[begin Task data]
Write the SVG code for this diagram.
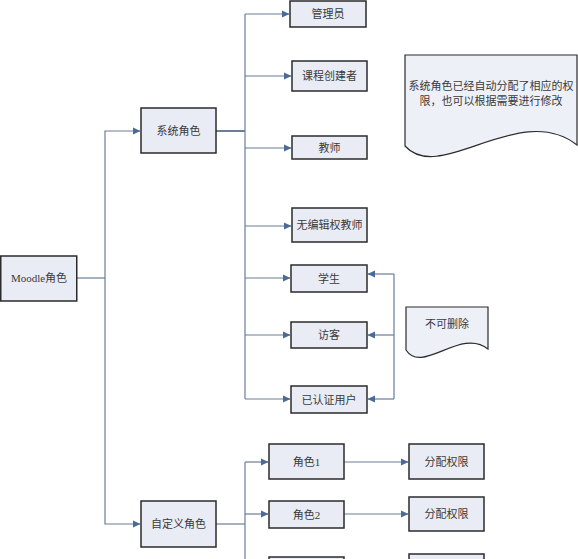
[end Task data]
[begin Task data]
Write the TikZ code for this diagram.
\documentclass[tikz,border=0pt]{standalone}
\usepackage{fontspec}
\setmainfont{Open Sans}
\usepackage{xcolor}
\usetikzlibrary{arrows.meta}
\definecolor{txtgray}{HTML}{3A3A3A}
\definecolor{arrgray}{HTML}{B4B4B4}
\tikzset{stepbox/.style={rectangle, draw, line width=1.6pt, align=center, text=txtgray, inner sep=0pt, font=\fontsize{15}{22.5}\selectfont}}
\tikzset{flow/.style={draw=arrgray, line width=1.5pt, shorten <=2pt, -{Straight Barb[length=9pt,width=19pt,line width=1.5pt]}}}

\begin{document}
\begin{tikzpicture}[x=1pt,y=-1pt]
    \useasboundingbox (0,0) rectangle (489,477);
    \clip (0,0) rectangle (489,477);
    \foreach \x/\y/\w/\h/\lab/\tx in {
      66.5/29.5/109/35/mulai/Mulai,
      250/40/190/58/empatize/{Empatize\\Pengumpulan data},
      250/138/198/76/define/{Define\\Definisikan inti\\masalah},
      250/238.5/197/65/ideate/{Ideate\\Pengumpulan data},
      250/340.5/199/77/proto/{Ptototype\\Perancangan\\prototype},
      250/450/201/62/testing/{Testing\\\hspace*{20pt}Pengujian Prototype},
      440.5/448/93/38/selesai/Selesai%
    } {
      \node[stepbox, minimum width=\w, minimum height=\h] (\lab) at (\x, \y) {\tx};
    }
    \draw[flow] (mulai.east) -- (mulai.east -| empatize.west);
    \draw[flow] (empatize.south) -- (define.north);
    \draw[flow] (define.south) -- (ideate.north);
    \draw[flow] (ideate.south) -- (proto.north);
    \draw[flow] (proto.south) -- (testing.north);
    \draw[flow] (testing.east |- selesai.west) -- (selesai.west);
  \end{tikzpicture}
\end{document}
[end Task data]
Wherever a line in the data above holds "Write", copy that line.

_Solution for this task_
Write the SVG code for this diagram.
Write the TikZ code for this diagram.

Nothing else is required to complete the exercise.